Ayer, día 6 de diciembre, se cumplieron 43 años de la constitución del 78, la regla básica del entramado del régimen de la segunda restauración borbónica, el “contrato social” con el que salimos de la dictadura. Un “Estado social y de derecho”, según define su texto.
En más de cuarenta años, ni esa fórmula ni el resto del redactado han garantizado, por ejemplo, el empleo; de hecho, la tasa de paro nunca ha bajado del 15%. Hoy, a pesar del crecimiento de la economía, la cifra de personas desocupadas es de 3.416.799. Tampoco la vivienda. Los desahucios crecieron, en el tercer trimestre del 2021, un 22% con respecto al mismo trimestre del año anterior, con 8.659 lanzamientos administrativos.
El derecho a la salud, puesto a prueba por las diversas olas de la pandemia, se encuentra peor que nunca, con huelgas y movilizaciones por todas partes. Las compañías sanitarias privadas facturan 9 mil millones de euros y sus asegurados son más del 23% de la población.

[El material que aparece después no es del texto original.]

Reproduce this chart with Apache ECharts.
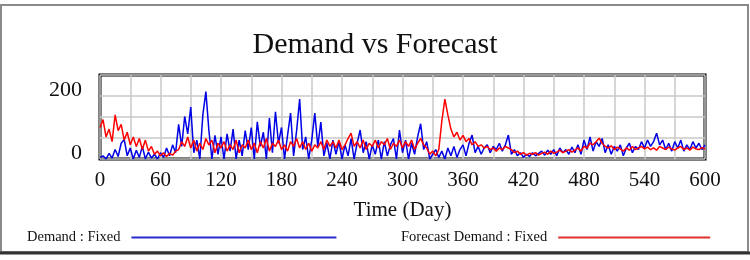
<!DOCTYPE html>
<html>
<head>
<meta charset="utf-8">
<script src="https://cdn.jsdelivr.net/npm/echarts@6/dist/echarts.min.js"></script>
<style>html,body{margin:0;padding:0;background:#fff}#c{width:750px;height:260px}</style>
</head>
<body>
<div id="c"></div>
<script>
// x categories: simulation days (sampled every 3 days)
const days = Array.from({length: 201}, (_, i) => i * 3);
const xTicks = [0, 60, 120, 180, 240, 300, 360, 420, 480, 540, 600];
const yTicks = [0, 200];

const demand = [
  5,10,0,18,3,30,8,50,62,10, 35,0,28,5,40,0,22,3,15,0,
  20,5,35,10,45,20,110,40,135,80, 165,20,60,0,140,214,90,0,75,15,
  70,0,80,25,95,0,60,10,90,30, 100,0,118,40,85,0,130,20,150,50,
  100,0,75,146,10,90,190,30,70,0, 60,146,40,117,10,50,0,60,15,55,
  0,45,10,65,0,50,92,20,55,0, 45,15,60,0,55,10,45,65,0,92,
  20,60,0,50,15,70,112,30,55,0, 15,30,5,25,0,35,10,40,5,30,
  45,10,50,76,20,40,15,35,45,20, 40,30,50,25,45,76,15,30,10,20,
  5,15,8,20,10,18,25,12,28,15, 30,10,35,20,30,15,38,20,45,15,
  60,30,70,25,55,40,65,20,45,15, 40,25,45,10,35,50,20,40,30,55,
  35,60,40,55,82,45,60,30,50,25, 55,35,60,25,45,30,55,35,50,30,
  45
];

const forecast = [
  100,125,70,95,55,140,90,110,60,85, 45,70,40,65,30,60,25,40,15,25,
  10,20,8,18,12,25,30,55,40,70, 35,60,25,50,30,65,45,60,20,50,
  35,55,25,45,30,60,20,45,35,60, 30,50,20,55,35,65,25,50,40,60,
  30,45,25,55,40,65,35,55,30,50, 25,45,35,55,30,60,40,55,35,60,
  30,45,65,82,40,55,35,60,30,50, 40,60,35,55,45,65,30,50,40,60,
  35,55,40,60,30,50,65,45,35,15, 25,10,30,120,190,140,95,70,85,60,
  75,55,65,45,55,40,45,35,40,30, 35,25,35,30,40,35,30,20,25,15,
  20,12,18,15,20,12,18,22,15,25, 18,22,28,20,25,30,22,28,35,25,
  40,35,50,45,55,66,50,40,35,42, 30,38,32,25,35,28,40,30,35,40,
  32,38,30,35,28,40,35,30,38,32, 28,35,40,30,35,28,38,32,30,36,
  32
];

const serif = '"Liberation Serif", "DejaVu Serif", serif';
const chart = echarts.init(document.getElementById('c'), null, {renderer: 'canvas'});
const pairs = arr => days.map((d, i) => [d, arr[i]]);

chart.setOption({
  animation: false,
  backgroundColor: '#fff',
  title: {
    text: 'Demand vs Forecast', left: 'center', top: 25,
    textStyle: {fontFamily: serif, fontSize: 30, fontWeight: 'normal', color: '#111'}
  },
  grid: {
    left: 100, top: 75, width: 605, height: 84, show: true,
    borderColor: '#000', borderWidth: 3, backgroundColor: '#fff'
  },
  legend: [
    {
      left: 22, top: 225, align: 'right', itemWidth: 205, itemHeight: 2, itemGap: 10,
      icon: 'rect', data: ['Demand : Fixed'],
      textStyle: {fontFamily: serif, fontSize: 14.5, color: '#111', padding: [0, 6, 0, 0]}
    },
    {
      left: 396, top: 225, align: 'right', itemWidth: 152, itemHeight: 2, itemGap: 10,
      icon: 'rect', data: ['Forecast Demand : Fixed'],
      textStyle: {fontFamily: serif, fontSize: 14.5, color: '#111', padding: [0, 6, 0, 0]}
    }
  ],
  xAxis: {
    type: 'value', min: 0, max: 600, interval: 30,
    name: 'Time (Day)', nameLocation: 'middle', nameGap: 41,
    nameTextStyle: {fontFamily: serif, fontSize: 21, color: '#111'},
    axisLine: {show: false}, axisTick: {show: false},
    axisLabel: {
      margin: 11, fontFamily: serif, fontSize: 21, color: '#111',
      formatter: v => xTicks.includes(Math.round(v)) && Math.abs(v - Math.round(v)) < 0.01 ? String(Math.round(v)) : ''
    },
    splitLine: {show: true, lineStyle: {color: '#c8c8c8', width: 1.5}}
  },
  yAxis: {
    type: 'value', min: 0, max: 800 / 3, interval: 200 / 3,
    axisLine: {show: false}, axisTick: {show: false},
    axisLabel: {
      margin: 18, fontFamily: serif, fontSize: 22, color: '#111',
      verticalAlign: 'bottom', lineHeight: 12,
      formatter: v => { for (const t of yTicks) { if (Math.abs(v - t) < 0.5) return String(t); } return ''; }
    },
    splitLine: {show: true, lineStyle: {color: '#c8c8c8', width: 1.5}}
  },
  series: [
    {
      name: 'Demand : Fixed', type: 'line', data: pairs(demand), showSymbol: false,
      lineStyle: {color: '#0000e6', width: 1.5}, itemStyle: {color: '#2a2ad0'}
    },
    {
      name: 'Forecast Demand : Fixed', type: 'line', data: pairs(forecast), showSymbol: false,
      lineStyle: {color: '#ff0000', width: 1.5}, itemStyle: {color: '#e03030'}
    }
  ],
  graphic: [
    {type: 'rect', shape: {x: 1, y: 5, width: 747, height: 247}, style: {fill: null, stroke: '#8a8a8a', lineWidth: 2}, silent: true, z: -1},
    {type: 'line', shape: {x1: 0, y1: 253, x2: 750, y2: 253}, style: {stroke: '#333', lineWidth: 3}, silent: true}
  ]
});
</script>
</body>
</html>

Por otra parte, uno de cada cinco ciudadanos, mayor porcentaje aún en mujeres y población inmigrante, se hallan en riesgo de pobreza y un 10% de los habitantes padece pobreza severa.
Si en cuanto a la parte “social” de la definición, se observa que la cosa se queda más que corta, en la parte del “derecho”, el asunto no va mejor. La constitución consagró la monarquía y la inviolabilidad del rey ladrón. Mantiene un poder judicial no electo que restringe y minusvalora, a golpe de sentencia, el uso de lenguas como el gallego, el vasco o el catalán e interviene y se impone al voto ciudadano, reprimiendo y desposeyendo a cargos electos o encarcelando a quienes osan reclamar soberanía para sus pueblos. Por su parte, la policía continúa ostentando las medallas que le puso Franco, mientras se revela contra todo control democrático, amparándose en abusivas leyes como la “mordaza”. El ejército, consagrado como el garante de la unidad de reino, sigue sin reconocer internamente los mínimos derechos democráticos, ni más pueblo que el español, ni más bandera que la monárquica.
Por ende, ese contrato de la transición no es capaz ni de mantener a la población en buena parte del territorio. Se consagran con ello desigualdades de todo tipo, se confirma el agotamiento del sistema autonómico, así como la falta de recursos y poder de los municipios.
En resumen, el contrato de la transición se ha mostrado especialmente inútil para garantizar derechos y seguridad para la mayoría, pero muy útil para los súper ricos, para la corrupción de las élites, para las cloacas y sus Villarejos, para amparar abusos y cerrar puertas a soluciones. Tan es así, que las voces a favor de su reforma crecen desde los ámbitos más diversos. Sin embargo, la mayoría de ellas no admiten la raíz enferma que sustenta los problemas: el pacto con los franquistas. Ese pacto lo preside todo para gloria del PP, Vox y C’s, y supedita todo avance a mantener ese asfixiante lastre.
Más de 40 años después, necesitamos un nuevo contrato social, uno republicano, que parta de garantizar la existencia material de la población, el empleo, la educación, la sanidad, la vivienda y la igualdad plena para las mujeres, los pueblos y las lenguas.